Today, you are introduced to Chair’s Advisor Ben Yalow. He is currently based in New York City, USA, though in the past he could more reliably be found in a Marriott someplace, having probably flown there on a Star Alliance aircraft. 

A portrait photograph of Ben Yalow, a middle-aged man wearing glasses, a grey suit and a chequered navy bow tie

For Glasgow2024, Ben is a member of the Chair advisory team and a major email analyst. But prior to that, he has tried his hand in pretty much everything to do with running a con all around the world over the last five decades: from being a gofer, to running regional conventions, to being a Division Head for WorldCon. But arguably his greatest achievement is the co-founding of SMOFCon, the oldest international convention for conrunners. 

His first convention was Lunacon (a New York City regional that ran from 1957 through 2017) in 1971, and which he ended up chairing in 1978.  He had an interesting time there – enough to get him to go to his next convention (Noreascon, the Worldcon in 1971), and he hasn’t missed a Worldcon since then.  As he picked up other commitments (including staff meetings for cons he’s  working on), he has cut back on the cons he goes to, but he still averages well over one every month.

In his non-con life, Ben is retired after a five decade career in computers, and is also on the Board for a charter school in New York City, serving several hundred children from one of the poorest districts in New York.

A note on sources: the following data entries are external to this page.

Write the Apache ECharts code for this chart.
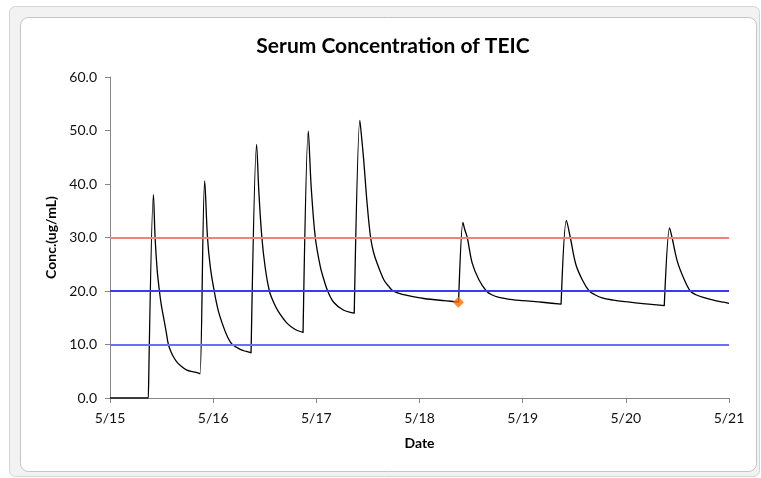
<!DOCTYPE html>
<html>
<head>
<meta charset="utf-8">
<script src="https://cdn.jsdelivr.net/npm/echarts@6/dist/echarts.min.js"></script>
<style>
  html, body { margin: 0; padding: 0; background: #fff; }
  #main { width: 761px; height: 478px; }
</style>
</head>
<body>
<div id="main"></div>
<script>
// days since 5/15 00:00
var xLabels = ['5/15', '5/16', '5/17', '5/18', '5/19', '5/20', '5/21'];

var curveT = [
  0, 0.372, 0.375,
  0.421, 0.437, 0.457, 0.479, 0.498, 0.518, 0.545, 0.566, 0.590, 0.615, 0.645, 0.680, 0.745, 0.809, 0.868, 0.873,
  0.918, 0.945, 0.972, 1.010, 1.050, 1.100, 1.140, 1.181, 1.262, 1.320, 1.367, 1.372,
  1.421, 1.443, 1.472, 1.505, 1.545, 1.590, 1.634, 1.715, 1.796, 1.871, 1.876,
  1.922, 1.950, 1.990, 2.039, 2.075, 2.110, 2.168, 2.265, 2.367, 2.372,
  2.422, 2.440, 2.459, 2.492, 2.526, 2.555, 2.589, 2.654, 2.700, 2.744, 2.848, 2.950, 3.042, 3.236, 3.378, 3.384,
  3.421, 3.440, 3.463, 3.511, 3.576, 3.648, 3.700, 3.770, 3.880, 3.997, 4.191, 4.372, 4.378,
  4.424, 4.462, 4.515, 4.580, 4.645, 4.700, 4.770, 4.880, 5.000, 5.190, 5.372, 5.378,
  5.424, 5.448, 5.500, 5.565, 5.625, 5.680, 5.750, 5.850, 5.950, 6.000
];
var curveC = [
  0, 0, 0,
  38.0, 30.0, 24.0, 20.0, 17.3, 15.2, 12.3, 10.0, 8.7, 7.7, 6.8, 6.1, 5.2, 4.9, 4.6, 4.5,
  40.6, 30.0, 24.5, 20.0, 16.3, 13.3, 11.4, 10.1, 9.1, 8.7, 8.45, 8.4,
  47.4, 38.5, 30.0, 24.3, 20.0, 17.7, 16.1, 14.0, 12.8, 12.25, 12.2,
  49.9, 39.5, 30.0, 24.5, 22.0, 20.0, 17.9, 16.4, 15.85, 15.8,
  51.9, 48.5, 44.5, 36.4, 30.0, 27.2, 25.2, 22.1, 20.9, 20.0, 19.3, 18.9, 18.6, 18.2, 17.95, 17.9,
  32.8, 31.4, 30.0, 25.2, 22.1, 20.0, 19.3, 18.8, 18.45, 18.2, 17.9, 17.55, 17.5,
  33.2, 30.0, 25.0, 22.0, 20.0, 19.3, 18.7, 18.3, 18.0, 17.6, 17.25, 17.2,
  31.8, 30.0, 25.5, 22.2, 20.0, 19.3, 18.8, 18.3, 17.9, 17.7
];

// measured level (orange marker)
var measuredT = [3.376];
var measuredC = [17.9];

var refLevels = [30, 20, 10];
var refColors = ['#f47f7f', '#3a3af2', '#6e6ef2'];

var curveData = curveT.map(function (t, i) { return [t, curveC[i]]; });
var measuredData = measuredT.map(function (t, i) { return [t, measuredC[i]]; });

var chart = echarts.init(document.getElementById('main'));

var fontFam = 'Lato, "Open Sans", sans-serif';

chart.setOption({
  animation: false,
  backgroundColor: '#fff',
  graphic: [{
    type: 'rect',
    shape: { x: 9.5, y: 6.5, width: 750, height: 470, r: 6 },
    style: { fill: '#f2f2f2', stroke: '#d4d4d4', lineWidth: 1 },
    z: -10
  }, {
    type: 'rect',
    shape: { x: 20.5, y: 17.5, width: 736, height: 454, r: 8 },
    style: { fill: '#ffffff', stroke: '#c4c4c4', lineWidth: 1 },
    z: -9
  }],
  title: {
    text: 'Serum Concentration of TEIC',
    left: 388,
    top: 31,
    textAlign: 'center',
    textStyle: { fontFamily: fontFam, fontSize: 21, fontWeight: 'bold', color: '#000' }
  },
  grid: { left: 110, right: 32, top: 77, bottom: 80 },
  xAxis: {
    type: 'value',
    min: 0,
    max: 6,
    interval: 1,
    name: 'Date',
    nameLocation: 'middle',
    nameGap: 38,
    nameTextStyle: { fontFamily: fontFam, fontSize: 14, fontWeight: 'bold', color: '#000' },
    axisLine: { lineStyle: { color: '#868686', width: 1 } },
    axisTick: { show: true, length: 5, lineStyle: { color: '#868686' } },
    axisLabel: {
      margin: 13,
      fontFamily: fontFam, fontSize: 14, color: '#111',
      formatter: function (v) { return xLabels[Math.round(v)]; }
    },
    splitLine: { show: false }
  },
  yAxis: {
    type: 'value',
    min: 0,
    max: 60,
    interval: 10,
    name: 'Conc.(ug/mL)',
    nameLocation: 'middle',
    nameGap: 47,
    nameRotate: 90,
    nameTextStyle: { fontFamily: fontFam, fontSize: 14, fontWeight: 'bold', color: '#000' },
    axisLine: { show: true, lineStyle: { color: '#868686', width: 1 } },
    axisTick: { show: true, length: 5, lineStyle: { color: '#868686' } },
    axisLabel: {
      margin: 13,
      fontFamily: fontFam, fontSize: 14, color: '#111',
      formatter: function (v) { return v.toFixed(1); }
    },
    splitLine: { show: false }
  },
  series: [{
    type: 'line',
    name: 'levels',
    data: [],
    silent: true,
    markLine: {
      silent: true,
      symbol: ['none', 'none'],
      label: { show: false },
      data: refLevels.map(function (v, i) {
        return { yAxis: v, lineStyle: { color: refColors[i], width: 2, type: 'solid' } };
      })
    }
  }, {
    type: 'line',
    name: 'conc',
    data: curveData,
    showSymbol: false,
    symbol: 'none',
    smooth: 0.35,
    lineStyle: { color: '#000', width: 1.3 },
    z: 3
  }, {
    type: 'scatter',
    name: 'measured',
    data: measuredData,
    symbol: 'diamond',
    symbolSize: 11,
    itemStyle: { color: '#ff6a00' },
    z: 4
  }]
});
</script>
</body>
</html>
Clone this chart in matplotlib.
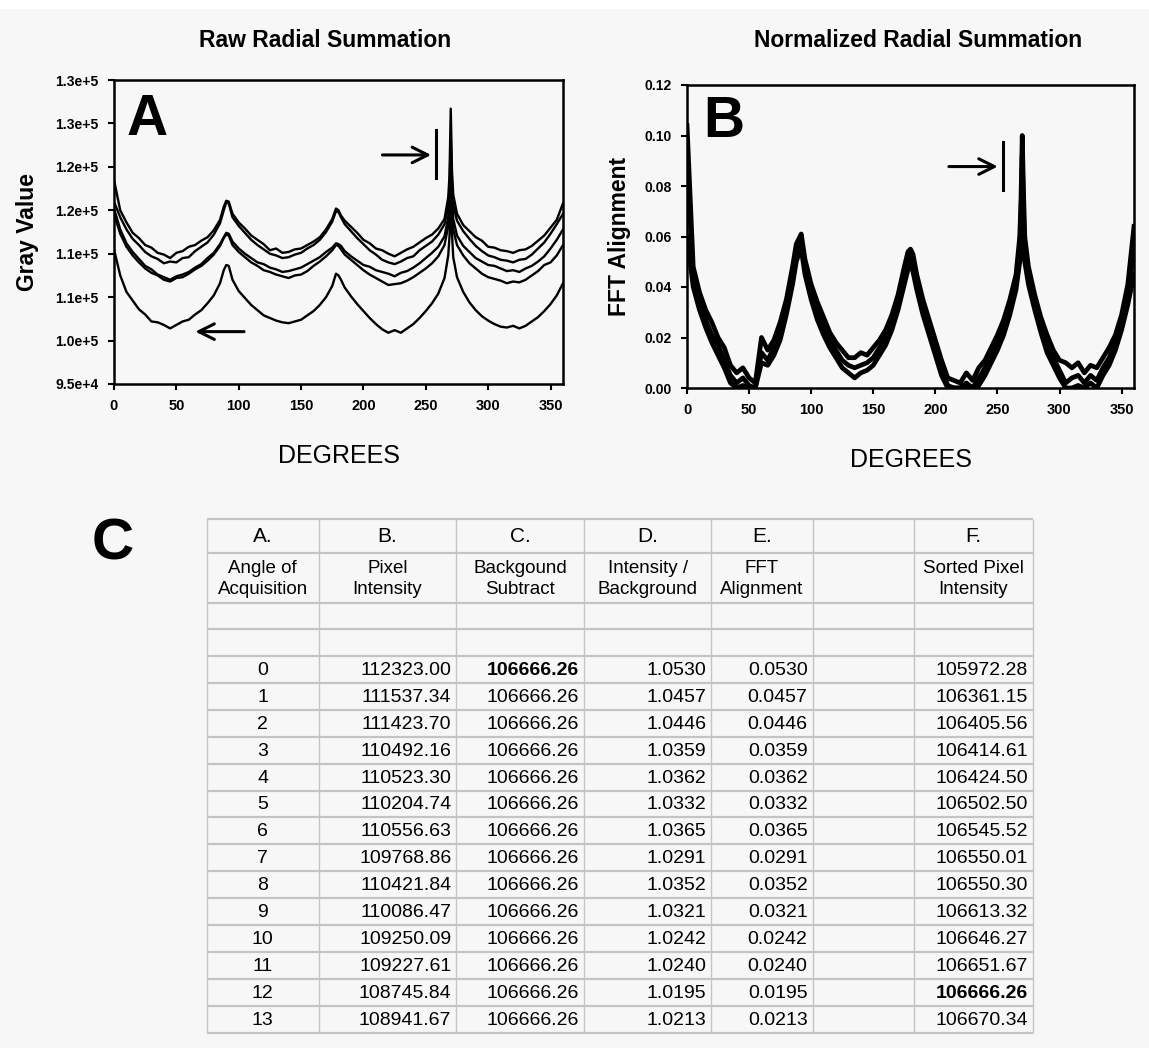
import numpy as np
import matplotlib
matplotlib.use('Agg')
import matplotlib.pyplot as plt


deg = [0, 5, 10, 15, 20, 25, 30, 35, 40, 45, 50, 55, 60, 65, 70, 75, 80, 85,
       88, 90, 92, 95, 100, 105, 110, 115, 120, 125, 130, 135, 140, 145, 150,
       155, 160, 165, 170, 175, 178, 180, 182, 185, 190, 195, 200, 205, 210,
       215, 220, 225, 230, 235, 240, 245, 250, 255, 260, 265, 268, 269, 270,
       271, 272, 275, 280, 285, 290, 295, 300, 305, 310, 315, 320, 325, 330,
       335, 340, 345, 350, 355, 360]

# Panel A: raw radial summation, gray value in thousands.
raw_1 = [118.5, 115.0, 113.6, 112.4, 111.8, 111.0, 110.7, 110.1, 109.9, 109.5,
         110.1, 110.3, 110.8, 111.0, 111.5, 111.9, 112.7, 113.9, 115.4, 116.1,
         116.0, 114.6, 113.6, 112.9, 112.1, 111.6, 111.1, 110.4, 110.6, 110.1,
         110.2, 110.5, 110.6, 111.0, 111.4, 111.9, 112.8, 114.0, 115.2, 115.0,
         114.4, 113.8, 113.1, 112.4, 111.6, 111.2, 110.6, 110.4, 110.0, 109.7,
         110.1, 110.5, 110.8, 111.3, 111.8, 112.2, 112.9, 114.0, 116.5, 119.0,
         126.7, 119.5, 116.8, 114.6, 113.3, 112.6, 111.9, 111.5, 110.8, 110.7,
         110.4, 110.3, 110.1, 110.4, 110.5, 110.9, 111.5, 112.1, 113.0, 113.9,
         115.8]
raw_2 = [116.0, 114.2, 112.8, 111.7, 111.0, 110.2, 109.7, 109.4, 108.9, 109.1,
         109.0, 109.5, 109.6, 110.3, 110.8, 111.3, 112.2, 113.5, 115.0, 115.9,
         115.8, 114.2, 113.2, 112.4, 111.6, 111.0, 110.5, 110.0, 109.8, 109.5,
         109.6, 109.9, 110.1, 110.6, 111.0, 111.6, 112.5, 113.7, 114.9, 114.8,
         114.2, 113.4, 112.6, 111.8, 111.1, 110.4, 109.9, 109.3, 109.0, 108.8,
         109.1, 109.5, 109.7, 110.4, 110.9, 111.4, 112.2, 113.4, 115.5, 117.5,
         123.5, 117.8, 115.6, 113.8, 112.6, 111.7, 110.9, 110.3, 109.8, 109.6,
         109.3, 109.2, 109.0, 109.3, 109.4, 109.9, 110.6, 111.3, 112.3, 113.4,
         114.6]
raw_3 = [115.2, 112.8, 111.2, 110.2, 109.4, 108.6, 108.2, 107.6, 107.3, 107.0,
         107.4, 107.6, 107.9, 108.4, 108.8, 109.5, 110.1, 111.1, 111.9, 112.4,
         112.3, 111.4, 110.6, 110.0, 109.5, 109.0, 108.8, 108.4, 108.2, 107.9,
         108.0, 108.2, 108.4, 108.8, 109.2, 109.6, 110.2, 110.7, 111.2, 111.1,
         110.9, 110.3, 109.7, 109.2, 108.7, 108.5, 108.1, 107.9, 107.7, 107.4,
         107.8, 108.0, 108.4, 108.9, 109.5, 110.1, 110.8, 112.0, 114.2, 116.0,
         121.5, 116.3, 114.0, 112.1, 110.9, 110.2, 109.5, 109.1, 108.7, 108.6,
         108.3, 108.0, 108.1, 107.9, 108.3, 108.6, 109.1, 109.7, 110.6, 111.6,
         112.8]
raw_4 = [114.6, 112.3, 110.8, 109.8, 109.0, 108.3, 107.8, 107.5, 107.0, 106.8,
         107.2, 107.3, 107.7, 108.2, 108.6, 109.2, 109.9, 110.9, 111.8, 112.2,
         112.1, 111.0, 110.2, 109.6, 109.0, 108.6, 108.1, 107.9, 107.6, 107.4,
         107.2, 107.5, 107.6, 108.0, 108.6, 109.1, 109.7, 110.4, 111.0, 110.9,
         110.5, 109.9, 109.3, 108.7, 108.1, 107.6, 107.2, 106.8, 106.4, 106.5,
         106.6, 106.9, 107.3, 107.8, 108.3, 108.9, 109.7, 111.0, 113.2, 115.0,
         119.5, 115.2, 112.8, 111.0, 109.8, 108.9, 108.3, 107.7, 107.3, 107.1,
         106.9, 106.6, 106.8, 106.7, 107.0, 107.5, 108.0, 108.7, 109.0, 109.8,
         111.0]
raw_5 = [110.5, 107.5, 105.6, 104.6, 103.6, 103.0, 102.2, 102.1, 101.8, 101.4,
         101.8, 102.2, 102.4, 103.0, 103.5, 104.3, 105.2, 106.6, 108.1, 108.7,
         108.6, 107.0, 105.7, 104.9, 104.1, 103.5, 102.9, 102.6, 102.3, 102.1,
         102.0, 102.2, 102.4, 102.9, 103.4, 104.1, 105.0, 106.3, 107.7, 107.5,
         107.0, 106.1, 105.1, 104.2, 103.4, 102.6, 101.9, 101.3, 100.9, 101.2,
         100.9, 101.4, 101.9, 102.6, 103.4, 104.3, 105.4, 107.2, 109.8, 112.0,
         116.5, 112.3, 109.6, 107.3, 105.6, 104.4, 103.5, 102.8, 102.3, 101.9,
         101.6, 101.5, 101.7, 101.4, 101.7, 102.2, 102.7, 103.4, 104.2, 105.2,
         106.6]

# Panel B: normalized radial summation (FFT alignment).
norm_1 = [0.104, 0.048, 0.038, 0.031, 0.026, 0.020, 0.016, 0.009, 0.006, 0.008,
          0.004, 0.002, 0.020, 0.015, 0.019, 0.026, 0.035, 0.048, 0.057, 0.059,
          0.061, 0.051, 0.041, 0.034, 0.028, 0.022, 0.018, 0.015, 0.012, 0.012,
          0.014, 0.013, 0.016, 0.019, 0.023, 0.029, 0.037, 0.048, 0.054, 0.055,
          0.053, 0.045, 0.035, 0.027, 0.019, 0.011, 0.004, 0.003, 0.002, 0.006,
          0.003, 0.008, 0.011, 0.016, 0.021, 0.027, 0.035, 0.045, 0.060, 0.075,
          0.100, 0.078, 0.060, 0.048, 0.037, 0.028, 0.021, 0.015, 0.011, 0.010,
          0.008, 0.010, 0.006, 0.009, 0.008, 0.012, 0.016, 0.021, 0.029, 0.041,
          0.064]
norm_2 = [0.090, 0.044, 0.035, 0.027, 0.021, 0.017, 0.011, 0.005, 0.002, 0.004,
          0.001, 0.000, 0.014, 0.011, 0.016, 0.022, 0.032, 0.045, 0.054, 0.057,
          0.058, 0.048, 0.038, 0.031, 0.024, 0.019, 0.015, 0.011, 0.009, 0.008,
          0.009, 0.010, 0.012, 0.016, 0.020, 0.026, 0.034, 0.045, 0.051, 0.053,
          0.049, 0.042, 0.032, 0.024, 0.016, 0.008, 0.001, 0.000, 0.000, 0.002,
          0.000, 0.004, 0.008, 0.013, 0.018, 0.024, 0.032, 0.042, 0.056, 0.068,
          0.092, 0.070, 0.055, 0.045, 0.034, 0.025, 0.017, 0.012, 0.007, 0.002,
          0.004, 0.005, 0.002, 0.005, 0.003, 0.008, 0.012, 0.018, 0.026, 0.037,
          0.055]
norm_3 = [0.060, 0.040, 0.031, 0.024, 0.018, 0.013, 0.008, 0.002, 0.000, 0.001,
          0.000, 0.000, 0.010, 0.009, 0.013, 0.019, 0.029, 0.041, 0.050, 0.053,
          0.055, 0.045, 0.035, 0.027, 0.021, 0.016, 0.012, 0.008, 0.006, 0.004,
          0.006, 0.007, 0.009, 0.013, 0.017, 0.023, 0.031, 0.041, 0.047, 0.049,
          0.046, 0.039, 0.029, 0.021, 0.013, 0.005, 0.000, 0.000, 0.000, 0.000,
          0.000, 0.001, 0.005, 0.010, 0.015, 0.021, 0.029, 0.039, 0.050, 0.058,
          0.080, 0.060, 0.050, 0.041, 0.031, 0.022, 0.014, 0.009, 0.004, 0.000,
          0.000, 0.001, 0.000, 0.002, 0.000, 0.005, 0.009, 0.015, 0.023, 0.033,
          0.045]

raw_ticks = [95000, 100000, 105000, 110000, 115000, 120000, 125000, 130000]
raw_tick_labels = ['9.5e+4', '1.0e+5', '1.1e+5', '1.1e+5',
                   '1.2e+5', '1.2e+5', '1.3e+5', '1.3e+5']
norm_ticks = [0.00, 0.02, 0.04, 0.06, 0.08, 0.10, 0.12]
deg_ticks = [0, 50, 100, 150, 200, 250, 300, 350]

# Panel C: table.
col_letters = ['A.', 'B.', 'C.', 'D.', 'E.', '', 'F.']
col_names = ['Angle of\nAcquisition', 'Pixel\nIntensity', 'Backgound\nSubtract',
             'Intensity /\nBackground', 'FFT\nAlignment', '',
             'Sorted Pixel\nIntensity']
angle = [0, 1, 2, 3, 4, 5, 6, 7, 8, 9, 10, 11, 12, 13]
pixel_intensity = [112323.00, 111537.34, 111423.70, 110492.16, 110523.30,
                   110204.74, 110556.63, 109768.86, 110421.84, 110086.47,
                   109250.09, 109227.61, 108745.84, 108941.67]
background = [106666.26] * 14
intensity_ratio = [1.0530, 1.0457, 1.0446, 1.0359, 1.0362, 1.0332, 1.0365,
                   1.0291, 1.0352, 1.0321, 1.0242, 1.0240, 1.0195, 1.0213]
fft_alignment = [0.0530, 0.0457, 0.0446, 0.0359, 0.0362, 0.0332, 0.0365,
                 0.0291, 0.0352, 0.0321, 0.0242, 0.0240, 0.0195, 0.0213]
sorted_intensity = [105972.28, 106361.15, 106405.56, 106414.61, 106424.50,
                    106502.50, 106545.52, 106550.01, 106550.30, 106613.32,
                    106646.27, 106651.67, 106666.26, 106670.34]


plt.rcParams['font.family'] = ['Liberation Sans', 'DejaVu Sans']
W, H = 1149, 1048
bg = '#f7f7f7'
fig = plt.figure(figsize=(W / 100, H / 100), dpi=100, facecolor=bg)
# thin white strip on top like the scanned page
fig.patches.append(plt.Rectangle((0, 1 - 9 / H), 1, 9 / H, transform=fig.transFigure,
                                 facecolor='white', edgecolor='none'))


def px_axes(l, t, r, b):
    return fig.add_axes([l / W, 1 - b / H, (r - l) / W, (b - t) / H])


def style(ax):
    ax.set_facecolor(bg)
    for s in ax.spines.values():
        s.set_linewidth(1.8)
    ax.tick_params(direction='out', length=4, width=1.5, pad=7)
    ax.set_xlim(0, 360)
    ax.set_xticks(deg_ticks)
    ax.set_xticklabels([str(t) for t in deg_ticks], fontweight='bold', fontsize=10.5)
    ax.set_xlabel('DEGREES', fontsize=18, labelpad=22)


arrow = dict(arrowstyle='->', lw=2.2, color='black', mutation_scale=28)

# Panel A
ax1 = px_axes(114, 80, 563, 384)
for curve in (raw_1, raw_2, raw_3, raw_4, raw_5):
    ax1.plot(deg, np.array(curve) * 1000, color='black', lw=1.7)
ax1.set_ylim(95000, 130000)
ax1.set_yticks(raw_ticks)
ax1.set_yticklabels(raw_tick_labels, fontweight='bold', fontsize=10)
style(ax1)
ax1.set_ylabel('Gray Value', fontsize=16.5, fontweight='bold', labelpad=12)
fig.text(325 / W, 1 - 47 / H, 'Raw Radial Summation', fontsize=16.5,
         fontweight='bold', ha='center', va='baseline')
ax1.text(0.027, 0.82, 'A', transform=ax1.transAxes, fontsize=41,
         fontweight='bold', va='baseline')
ax1.annotate('', xy=(256.5, 121370), xytext=(213, 121370), arrowprops=arrow)
ax1.plot([258.4, 258.4], [118700, 124250], color='black', lw=2.2)
ax1.annotate('', xy=(63, 101030), xytext=(106.5, 101030), arrowprops=arrow)

# Panel B
ax2 = px_axes(687, 85, 1134, 388)
for curve in (norm_1, norm_2, norm_3):
    ax2.plot(deg, curve, color='black', lw=3.4)
ax2.set_ylim(0, 0.12)
ax2.set_yticks(norm_ticks)
ax2.set_yticklabels(['%.2f' % t for t in norm_ticks], fontweight='bold', fontsize=10)
style(ax2)
ax2.set_ylabel('FFT Alignment', fontsize=16.5, fontweight='bold', labelpad=10)
fig.text(918 / W, 1 - 47 / H, 'Normalized Radial Summation', fontsize=16.5,
         fontweight='bold', ha='center', va='baseline')
ax2.text(0.036, 0.83, 'B', transform=ax2.transAxes, fontsize=41,
         fontweight='bold', va='baseline')
ax2.annotate('', xy=(252.5, 0.0877), xytext=(208.7, 0.0877), arrowprops=arrow)
ax2.plot([254.2, 254.2], [0.0785, 0.0976], color='black', lw=2.2)

# Panel C: table
fig.text(92 / W, 1 - 545 / H, 'C', fontsize=42, fontweight='bold', va='center')

col_w = [112.0, 137.7, 127.6, 127.6, 101.1, 101.5, 118.8]
row_h = [34.0, 50.0, 26.5, 26.5] + [26.9] * len(angle)
xe = np.concatenate([[0], np.cumsum(col_w)])
ye = np.concatenate([[0], np.cumsum(row_h)])
axt = px_axes(206.6, 519, 206.6 + xe[-1], 519 + ye[-1])
axt.set_xlim(0, xe[-1])
axt.set_ylim(ye[-1], 0)
axt.axis('off')
grid = '#c4c4c4'
axt.hlines(ye, 0, xe[-1], color=grid, lw=1.6, clip_on=False)
axt.vlines(xe, 0, ye[-1], color=grid, lw=1.0, clip_on=False)

for j in range(len(col_w)):
    xc = (xe[j] + xe[j + 1]) / 2
    axt.text(xc, (ye[0] + ye[1]) / 2 + 1, col_letters[j], ha='center', va='center',
             fontsize=15)
    axt.text(xc, (ye[1] + ye[2]) / 2 + 1, col_names[j], ha='center', va='center',
             fontsize=13.5, linespacing=1.25)

columns = [
    [str(a) for a in angle],
    ['%.2f' % v for v in pixel_intensity],
    ['%.2f' % v for v in background],
    ['%.4f' % v for v in intensity_ratio],
    ['%.4f' % v for v in fft_alignment],
    [''] * len(angle),
    ['%.2f' % v for v in sorted_intensity],
]
bold_cells = {(0, 2), (12, 6)}
for i in range(len(angle)):
    yc = (ye[i + 4] + ye[i + 5]) / 2 + 1
    for j, col in enumerate(columns):
        w = 'bold' if (i, j) in bold_cells else 'normal'
        if j == 0:
            axt.text((xe[0] + xe[1]) / 2, yc, col[i], ha='center', va='center',
                     fontsize=14, fontweight=w)
        else:
            axt.text(xe[j + 1] - 5, yc, col[i], ha='right', va='center',
                     fontsize=14, fontweight=w)

fig.savefig('out.png', dpi=100, facecolor=bg)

As for his free time, Ben tries to keep up with his backlog of reading (mostly SFF and History), but, by his own admission, new, interesting books get published faster than he can read them.

Looking forward has kept Ben sane during the uncertain last couple of years. He feels there is still a lot left to do, both within fandom and outside it, and he wants to pay the good will forward to all the people who made fandom a wonderful place for him. 

When it comes to Glasgow2024, Ben is most excited about working with a diverse group of organisers: people he’s known for decades, those he’s meeting for the first time, and everything in between. He sees it as an excellent opportunity to learn new things. 

His personal recommendations for speculative fiction begin with Roger Zelazny’s Lord of Light (1967) as, in his opinion, the finest novel the field has ever produced. It breaks lots of rules (a clearly SF novel featuring the Hindu pantheon of gods, for example), and Zelazny executes his artistic choices brilliantly.  Ben rereads it every year, just to remind himself how great a story the field can produce. Tolkien is a must for high fantasy, followed by Poul Anderson’s Three Hearts and Three Lions (1953 and 1961).  Edward Elmer ‘Doc’ Smith’s Lensman series is a pure example of how plot can pull you through challenging writing; then there are Leigh Brackett’s planetary romances, anything by Henry Kuttner and Catherine Moore, under whatever pen name they were writing at the moment; Hal Clement’s Mission of Gravity (1953), which is the perfect exemplar of Hard SF (with Vernor Vinge and Alastair Reynolds as two of its best modern practitioners).  And finally, Fred Brown for the best very short works, whom Ben sees as the closest the field has ever come to the non-genre writer O Henry. To finish off, while he finds some genre media good to excellent, his true love there is still Buffy/Angel.